In an interview with The Jerusalem Post, Gindin said she was surprised by Zarif’s direct acknowledgment of her video. “I went on to read the said article Zarif was referring to,” she said.

“When you ask yourself who this mind-reading writer is, that wrote up this article, you find that this section was authored by none other than Trita Parsi, the founder of the National American Iranian Council, perceived as the pro-Islamic Republic lobby in the US,” Gindin said.

“It strikes me as ironic that a lobbyist for the most anti-Israel regime was chosen to write up an entry regarding Iranian-Israeli relations,” she said. “Besides, the entry itself has no real references to Rabin ever mentioning such a goal.”

The encyclopedia entry cites an accusation made by Israeli scholar Ephraim Inbar, who claimed that former prime minister Yitzhak Rabin was “playing [the Iranian threat] more than it was deserved in order to sell the peace process,” Gindin said.
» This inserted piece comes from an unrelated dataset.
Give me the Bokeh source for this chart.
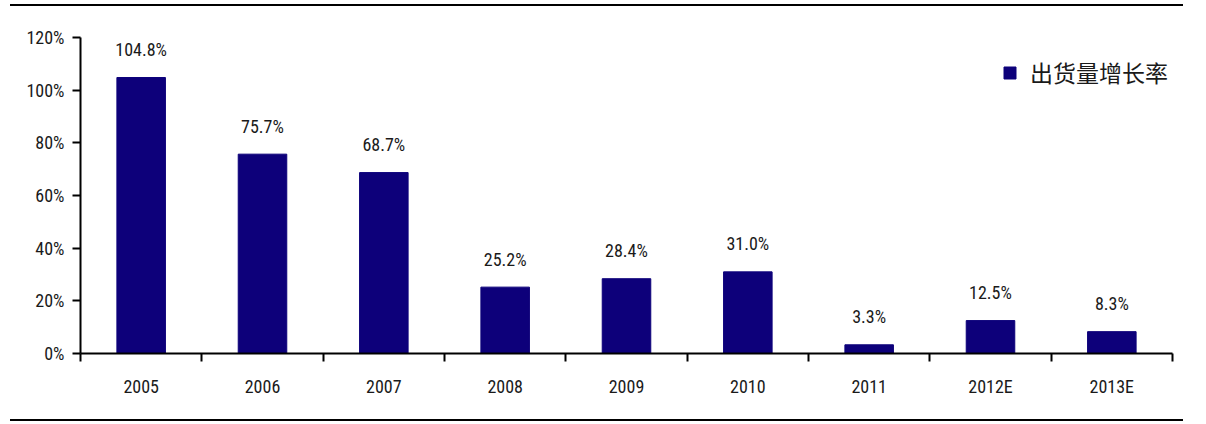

Otherwise, no tangible source was brought to attribute such a quote to Rabin, she said, adding that contrary evidence from Dr. Haim Assa, a close adviser to Rabin, quoted him as dismissing the Iranian threat and deeming it “an American issue.”

“In any case, I am very excited to have had this exchange with Zarif, whom I see as an intelligent persona, as opposed to the regime’s loud mouthpieces,” Gindin said. “I just wish he would stop telling lies about Israel, and remember that it was [former supreme leader Ruhollah] Khomeini who first called for the destruction of the Jewish State, and Israel was the one who mirrored this call, as the entry correctly states.”